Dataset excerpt
::::::::::
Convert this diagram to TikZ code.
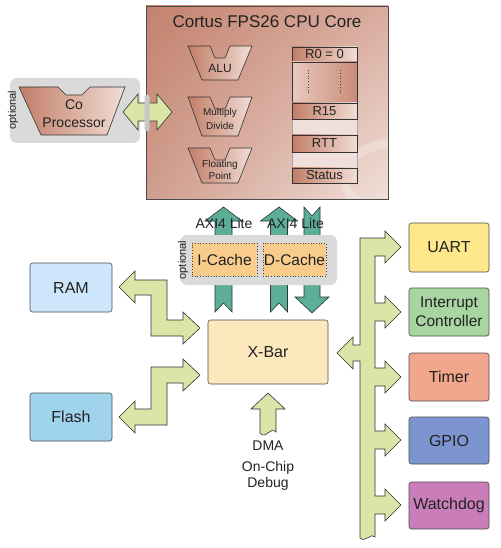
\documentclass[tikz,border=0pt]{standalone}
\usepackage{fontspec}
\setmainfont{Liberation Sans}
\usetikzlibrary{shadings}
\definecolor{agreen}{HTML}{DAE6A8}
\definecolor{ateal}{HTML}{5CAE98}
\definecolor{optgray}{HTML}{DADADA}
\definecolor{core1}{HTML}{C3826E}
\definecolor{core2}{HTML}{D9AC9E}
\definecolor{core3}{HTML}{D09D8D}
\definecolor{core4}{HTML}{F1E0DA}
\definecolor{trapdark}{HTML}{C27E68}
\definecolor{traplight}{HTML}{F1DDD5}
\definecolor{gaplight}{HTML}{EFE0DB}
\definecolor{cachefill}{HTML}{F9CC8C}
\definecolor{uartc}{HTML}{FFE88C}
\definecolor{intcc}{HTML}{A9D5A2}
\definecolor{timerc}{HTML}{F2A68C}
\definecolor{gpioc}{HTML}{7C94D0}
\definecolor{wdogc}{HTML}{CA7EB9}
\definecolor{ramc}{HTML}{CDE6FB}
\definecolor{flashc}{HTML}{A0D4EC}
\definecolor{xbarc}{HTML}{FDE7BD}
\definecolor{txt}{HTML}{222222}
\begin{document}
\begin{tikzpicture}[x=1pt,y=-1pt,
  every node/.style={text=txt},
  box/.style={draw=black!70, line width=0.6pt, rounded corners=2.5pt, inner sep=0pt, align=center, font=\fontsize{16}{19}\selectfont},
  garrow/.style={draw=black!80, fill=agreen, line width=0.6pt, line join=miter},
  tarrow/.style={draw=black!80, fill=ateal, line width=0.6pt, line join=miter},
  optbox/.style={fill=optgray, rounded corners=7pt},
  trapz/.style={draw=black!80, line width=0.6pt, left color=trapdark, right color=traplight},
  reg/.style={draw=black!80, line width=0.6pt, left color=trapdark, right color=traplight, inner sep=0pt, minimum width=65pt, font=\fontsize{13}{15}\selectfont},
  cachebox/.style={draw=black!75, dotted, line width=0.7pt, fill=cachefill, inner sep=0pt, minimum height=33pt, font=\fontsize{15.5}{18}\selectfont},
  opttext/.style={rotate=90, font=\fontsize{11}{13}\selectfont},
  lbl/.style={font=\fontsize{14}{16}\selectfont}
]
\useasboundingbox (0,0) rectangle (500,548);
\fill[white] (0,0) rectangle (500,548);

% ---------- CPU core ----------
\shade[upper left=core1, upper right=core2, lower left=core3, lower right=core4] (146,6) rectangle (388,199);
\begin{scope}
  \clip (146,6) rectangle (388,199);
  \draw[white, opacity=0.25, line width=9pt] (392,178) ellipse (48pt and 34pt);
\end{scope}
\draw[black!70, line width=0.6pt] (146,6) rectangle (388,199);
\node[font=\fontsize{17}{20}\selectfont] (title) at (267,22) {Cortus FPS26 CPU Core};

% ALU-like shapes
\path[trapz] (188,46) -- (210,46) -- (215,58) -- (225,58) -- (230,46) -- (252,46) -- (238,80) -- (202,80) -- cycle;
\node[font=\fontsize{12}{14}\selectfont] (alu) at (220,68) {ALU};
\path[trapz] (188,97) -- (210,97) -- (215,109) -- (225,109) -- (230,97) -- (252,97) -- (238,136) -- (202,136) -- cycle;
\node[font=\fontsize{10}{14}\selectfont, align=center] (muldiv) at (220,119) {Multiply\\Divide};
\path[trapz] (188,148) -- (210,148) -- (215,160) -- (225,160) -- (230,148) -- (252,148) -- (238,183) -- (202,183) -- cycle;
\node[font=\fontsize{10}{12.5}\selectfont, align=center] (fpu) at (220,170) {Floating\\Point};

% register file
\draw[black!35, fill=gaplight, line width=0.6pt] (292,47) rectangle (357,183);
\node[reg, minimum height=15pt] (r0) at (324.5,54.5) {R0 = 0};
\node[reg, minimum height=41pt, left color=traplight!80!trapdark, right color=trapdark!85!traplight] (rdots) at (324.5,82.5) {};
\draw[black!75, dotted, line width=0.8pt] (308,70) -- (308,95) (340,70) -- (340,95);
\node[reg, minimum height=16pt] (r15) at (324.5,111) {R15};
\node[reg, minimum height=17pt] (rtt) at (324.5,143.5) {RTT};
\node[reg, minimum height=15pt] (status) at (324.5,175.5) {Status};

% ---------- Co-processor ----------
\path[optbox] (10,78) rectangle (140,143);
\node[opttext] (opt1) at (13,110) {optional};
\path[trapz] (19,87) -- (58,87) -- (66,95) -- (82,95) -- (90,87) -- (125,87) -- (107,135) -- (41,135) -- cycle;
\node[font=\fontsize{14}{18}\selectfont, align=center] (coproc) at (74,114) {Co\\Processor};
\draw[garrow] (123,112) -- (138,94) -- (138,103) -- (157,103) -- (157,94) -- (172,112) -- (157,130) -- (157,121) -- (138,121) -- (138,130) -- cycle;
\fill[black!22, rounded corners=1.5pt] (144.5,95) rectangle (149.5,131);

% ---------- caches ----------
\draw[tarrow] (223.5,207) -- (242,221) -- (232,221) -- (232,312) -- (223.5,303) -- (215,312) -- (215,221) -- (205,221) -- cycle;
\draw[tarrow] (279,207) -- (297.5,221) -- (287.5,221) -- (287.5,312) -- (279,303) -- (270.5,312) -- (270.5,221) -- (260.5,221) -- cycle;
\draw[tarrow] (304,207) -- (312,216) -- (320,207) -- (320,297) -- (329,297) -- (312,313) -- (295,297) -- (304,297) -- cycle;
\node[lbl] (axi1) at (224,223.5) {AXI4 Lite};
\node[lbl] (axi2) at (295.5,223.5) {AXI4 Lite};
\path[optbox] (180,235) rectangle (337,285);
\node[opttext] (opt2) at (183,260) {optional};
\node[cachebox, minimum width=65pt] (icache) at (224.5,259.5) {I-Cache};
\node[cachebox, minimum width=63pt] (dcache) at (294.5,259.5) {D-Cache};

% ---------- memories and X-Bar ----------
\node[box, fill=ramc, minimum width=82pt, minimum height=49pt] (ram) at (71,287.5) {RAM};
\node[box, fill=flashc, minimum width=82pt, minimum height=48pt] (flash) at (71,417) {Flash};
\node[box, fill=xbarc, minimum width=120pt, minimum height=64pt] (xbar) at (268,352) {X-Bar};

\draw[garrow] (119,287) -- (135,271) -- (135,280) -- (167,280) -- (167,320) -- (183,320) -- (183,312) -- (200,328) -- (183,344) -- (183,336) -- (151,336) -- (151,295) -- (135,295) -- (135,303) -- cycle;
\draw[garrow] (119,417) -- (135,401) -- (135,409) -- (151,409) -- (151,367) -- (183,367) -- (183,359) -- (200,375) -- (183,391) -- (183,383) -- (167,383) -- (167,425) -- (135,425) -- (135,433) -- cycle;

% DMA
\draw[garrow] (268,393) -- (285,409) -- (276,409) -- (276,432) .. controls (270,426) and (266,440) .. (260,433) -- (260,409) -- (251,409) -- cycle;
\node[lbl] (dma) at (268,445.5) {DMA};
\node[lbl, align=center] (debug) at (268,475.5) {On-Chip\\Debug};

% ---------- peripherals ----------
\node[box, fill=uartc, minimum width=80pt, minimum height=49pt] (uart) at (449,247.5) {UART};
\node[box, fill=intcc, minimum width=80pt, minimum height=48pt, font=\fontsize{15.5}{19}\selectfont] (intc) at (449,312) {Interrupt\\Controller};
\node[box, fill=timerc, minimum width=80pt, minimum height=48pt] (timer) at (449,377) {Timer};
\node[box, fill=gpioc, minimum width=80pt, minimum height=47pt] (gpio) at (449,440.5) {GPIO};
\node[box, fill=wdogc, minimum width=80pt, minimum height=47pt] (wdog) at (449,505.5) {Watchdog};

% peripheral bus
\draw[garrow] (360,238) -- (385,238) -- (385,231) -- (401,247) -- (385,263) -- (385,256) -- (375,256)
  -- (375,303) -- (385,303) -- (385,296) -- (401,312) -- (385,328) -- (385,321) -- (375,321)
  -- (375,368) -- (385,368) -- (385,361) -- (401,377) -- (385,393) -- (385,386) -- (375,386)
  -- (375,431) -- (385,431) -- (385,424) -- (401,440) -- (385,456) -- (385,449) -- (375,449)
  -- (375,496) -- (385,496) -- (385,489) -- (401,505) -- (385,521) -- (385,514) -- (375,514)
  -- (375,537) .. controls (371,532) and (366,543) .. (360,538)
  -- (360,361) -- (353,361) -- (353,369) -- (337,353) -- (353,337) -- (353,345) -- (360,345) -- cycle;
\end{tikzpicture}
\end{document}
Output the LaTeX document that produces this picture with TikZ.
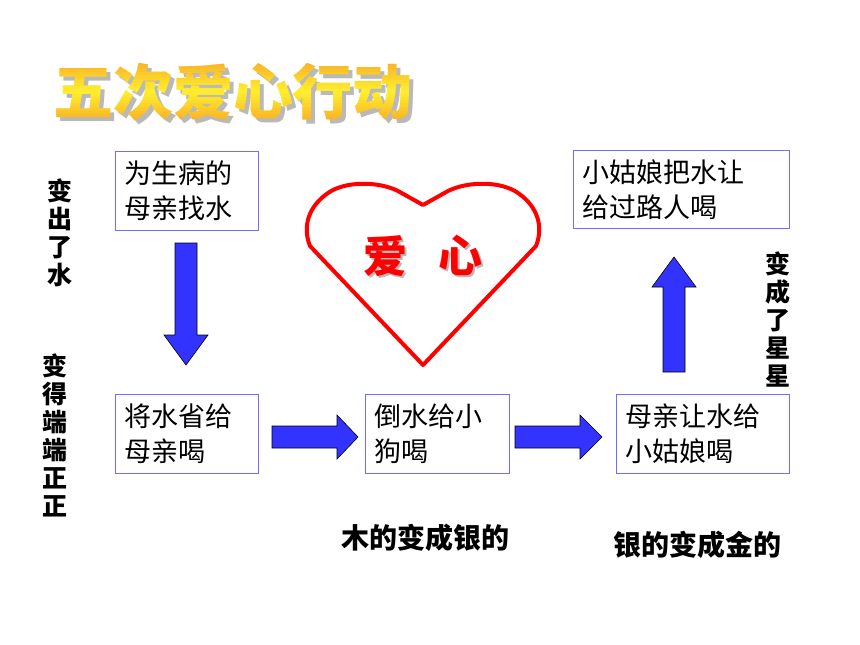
::::::::::
Find every line above that contains the word "this", and return each one.

* **RESPONSE TO THE EXERCISE**:
Convert this diagram to TikZ code.
Output the LaTeX document that produces this picture with TikZ.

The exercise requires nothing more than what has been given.